(Nixon home, California; contemporary)
IMDb
Disjointed ramblings. Those of Richard Nixon are the composition of this film. It's actually more of a filmed play, or one man show. But the production values aren't a fake looking set, this is more like something the American Film Theater did in the mid-1970's. Like Albee's A Delicate Balance. Anyway this came from the stage too, and Robert Altman saw the play, I suppose this would have been in 83' when it first came out, and the next year he made this. He made it with Philip Baker Hall, who played the same part in New York, and is the only man in the film, apart from the portraits that hang on the wall. Hall looks eerily like Nixon from some angels, and over all probably has the greatest physical similarity to the 37th president of an actor I've seen play him. He does a good job to, with the mannerisms, and the vocal idiosyncrasy's. He talks and to a lesser extent moves like Nixon. All the while ranting and raving into a tap recorder, with little stretches of calm, while fooling alternatively with a gun and a shot of whisky. Arresting performance, with some interesting speculation towards the end. Nixon had to destroy himself, he thinks, or he tells himself, for the greater good. Because he was being used and needed to stop being so, before he got worse, before they gave him a third term, Egocentric perhaps, but there's a certain kind of satisfying logic to it if you here it out.
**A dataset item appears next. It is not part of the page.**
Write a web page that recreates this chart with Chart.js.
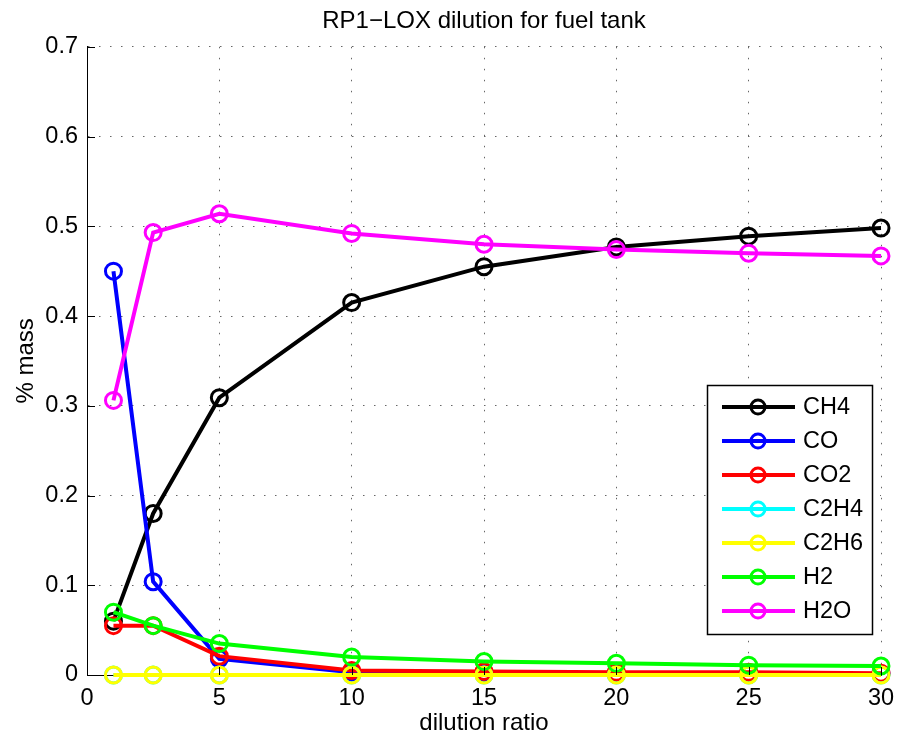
<!DOCTYPE html>
<html>
<head>
<meta charset="utf-8">
<script src="https://cdn.jsdelivr.net/npm/chart.js@4"></script>
<style>
  html, body { margin: 0; padding: 0; background: #fff; }
  #wrap { width: 898px; height: 738px; }
</style>
</head>
<body>
<div id="wrap"><canvas id="chart" width="898" height="738"></canvas></div>
<script>
var dilution = [1, 2.5, 5, 10, 15, 20, 25, 30];
var ch4  = [0.06, 0.18, 0.309, 0.415, 0.455, 0.477, 0.489, 0.498];
var co   = [0.45, 0.104, 0.018, 0.003, 0.002, 0.001, 0.001, 0.001];
var co2  = [0.055, 0.055, 0.021, 0.005, 0.004, 0.003, 0.003, 0.002];
var c2h4 = [0, 0, 0, 0, 0, 0, 0, 0];
var c2h6 = [0, 0, 0, 0, 0, 0, 0, 0];
var h2   = [0.07, 0.055, 0.035, 0.02, 0.015, 0.013, 0.011, 0.01];
var h2o  = [0.306, 0.493, 0.514, 0.492, 0.48, 0.474, 0.47, 0.467];
var xTicks = [0, 5, 10, 15, 20, 25, 30];
var yTicks = [0, 0.1, 0.2, 0.3, 0.4, 0.5, 0.6, 0.7];

var names  = ['CH4', 'CO', 'CO2', 'C2H4', 'C2H6', 'H2', 'H2O'];
var series = [ch4, co, co2, c2h4, c2h6, h2, h2o];
var colors = ['#000000', '#0000ff', '#ff0000', '#00ffff', '#ffff00', '#00ff00', '#ff00ff'];

var FONT = "'Liberation Sans', Arial, sans-serif";
var FS = 23.5;

var datasets = series.map(function (s, i) {
    return {
        label: names[i],
        data: s.map(function (v, j) { return { x: dilution[j], y: v }; }),
        borderColor: colors[i],
        backgroundColor: colors[i],
        pointBorderColor: colors[i],
        pointBackgroundColor: 'rgba(255,255,255,0)',
        borderWidth: 4,
        pointRadius: 8,
        pointBorderWidth: 3,
        tension: 0,
        clip: false,
        order: names.length - i
    };
});

// inward tick marks, MATLAB style
var tickMarks = {
    id: 'tickMarks',
    afterDraw: function (chart) {
        var c = chart.ctx, a = chart.chartArea;
        var xs = chart.scales.x, ys = chart.scales.y;
        c.save();
        c.strokeStyle = '#000';
        c.lineWidth = 1;
        c.beginPath();
        xTicks.forEach(function (t) {
            var px = Math.round(xs.getPixelForValue(t)) + 0.5;
            c.moveTo(px, a.bottom); c.lineTo(px, a.bottom - 8);
        });
        yTicks.forEach(function (t) {
            var py = Math.round(ys.getPixelForValue(t)) + 0.5;
            c.moveTo(a.left, py); c.lineTo(a.left + 8, py);
        });
        c.stroke();
        c.restore();
    }
};

// legend box inside the plot, lower right
var boxLegend = {
    id: 'boxLegend',
    afterDraw: function (chart) {
        var c = chart.ctx, a = chart.chartArea;
        var w = 165, rowH = 34, h = 249;
        var x0 = a.right - 9 - w, y0 = a.bottom - 41 - h;
        c.save();
        c.fillStyle = '#fff';
        c.fillRect(x0, y0, w, h);
        c.strokeStyle = '#000';
        c.lineWidth = 1.5;
        c.strokeRect(x0 + 0.5, y0 + 0.5, w, h);
        c.font = FS + 'px ' + FONT;
        c.textBaseline = 'middle';
        names.forEach(function (n, i) {
            var y = y0 + 22 + i * rowH;
            c.strokeStyle = colors[i];
            c.lineWidth = 4;
            c.beginPath();
            c.moveTo(x0 + 15, y); c.lineTo(x0 + 88, y);
            c.stroke();
            c.lineWidth = 3;
            c.beginPath();
            c.arc(x0 + 51, y, 7, 0, Math.PI * 2);
            c.stroke();
            c.fillStyle = '#000';
            c.fillText(n, x0 + 96, y + 1);
        });
        c.restore();
    }
};

var ctx = document.getElementById('chart').getContext('2d');
var myChart = new Chart(ctx, {
    type: 'line',
    data: { datasets: datasets },
    plugins: [tickMarks, boxLegend],
    options: {
        responsive: false,
        animation: false,
        layout: { padding: { top: 0, right: 17, bottom: 0, left: 0 } },
        plugins: {
            legend: { display: false },
            tooltip: { enabled: false },
            title: {
                display: true,
                fullSize: false,
                text: 'RP1\u2212LOX dilution for fuel tank',
                color: '#000',
                font: { family: FONT, size: 24, weight: 'normal', lineHeight: 1.2 },
                padding: { top: 7, bottom: 11 }
            }
        },
        scales: {
            x: {
                type: 'linear',
                min: 0,
                max: 30,
                afterBuildTicks: function (s) { s.ticks = xTicks.map(function (v) { return { value: v }; }); },
                afterFit: function (s) { s.height = 63; s.paddingLeft = 0; s.paddingRight = 0; },
                ticks: { color: '#000', font: { family: FONT, size: FS }, padding: 9, maxRotation: 0 },
                grid: { color: '#666', drawTicks: false, lineWidth: 1 },
                border: { display: true, color: '#000', width: 1, dash: [1.5, 9.5] },
                title: {
                    display: true,
                    text: 'dilution ratio',
                    color: '#000',
                    font: { family: FONT, size: 24 },
                    padding: { top: 0, bottom: 0 }
                }
            },
            y: {
                type: 'linear',
                min: 0,
                max: 0.7,
                afterBuildTicks: function (s) { s.ticks = yTicks.map(function (v) { return { value: v }; }); },
                afterFit: function (s) { s.width = 87; s.paddingTop = 0; s.paddingBottom = 0; },
                ticks: { color: '#000', font: { family: FONT, size: FS }, padding: 9 },
                grid: { color: '#666', drawTicks: false, lineWidth: 1 },
                border: { display: true, color: '#000', width: 1, dash: [1.5, 9.5] },
                title: {
                    display: true,
                    text: '% mass',
                    color: '#000',
                    font: { family: FONT, size: 24 },
                    padding: { top: 12, bottom: 12 }
                }
            }
        }
    }
});
</script>
</body>
</html>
Such a Shakespearean figure was he, endlessly fascinating. I've always kind of identified with the man, there an excuse to psychoanalyse me as well. If you like to look into the dark side of a mans soul there's probably no better candidate then Nixon, he's close enough to us that we can't just write him off as an aberration, our at lest we shouldn't if we're honest with ourselves. I think there's some honesty to Secret Honor, if not always in the details of fact, at least in the spirit of it, in so far as can be garnered from this enigmatic man.